In Missouri, the courts use the "income shares model" to calculate child support payments. The income shares model is intended to ensure that a child receives the same proportion of parental income that she would have received if the parents had not divorced. The model determines child support based on how much each parent earns. According to Missouri law, the court can deviate from the income shares model under certain circumstances.
Income Shares Model
A court applies the income shares model in calculating child support by using a four-step process. First, the income of the parents is determined and added together. Second, a basic child support obligation is calculated based on the parents' combined income. Third, a presumptive child support obligation is calculated by adding expenses for work-related child care, health insurance and extraordinary medical care. Fourth, the presumptive child support obligation is prorated between each parent based on their percentage of the total income. Courts in Missouri use the Child Support Calculation Worksheet to calculate the presumptive child support obligations.
Deviation from the Income Shares Model
A Missouri court may deviate from the income shares model in determining child support if application of the model would be unjust or inappropriate. If the court does not use the model, the court will decide what amount of support is reasonable for the support of the child. In making this determination, the court will consider factors including the financial needs and resources of the child and each parent; the standard of living the child would have enjoyed if the marriage had not ended; the child's physical and emotional condition; the child’s educational needs; the child’s physical and legal custody arrangements; and work-related child care expenses of each parent. If the court does not apply the income shares model, the parents have the right to demand a written explanation as to how the court made its decision.

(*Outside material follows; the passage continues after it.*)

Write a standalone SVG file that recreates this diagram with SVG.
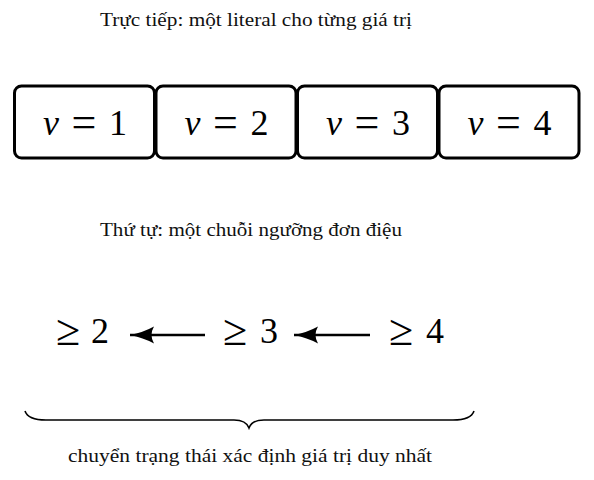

Termination of Child Support
Missouri law determines when child support will terminate. The obligation to pay child support ends when the child dies, marries, enters the military, becomes self-supporting, reaches age 18 or 21 if enrolled in college.
Federal law requires all child support payments to be withheld from a parent's paycheck. In Missouri, this means that once a child support order has been issued by the court, the law requires a parent’s employer to withhold these payments from her paycheck. Missouri law allows parents to waive this requirement if they reach a written agreement for an alternative payment arrangement.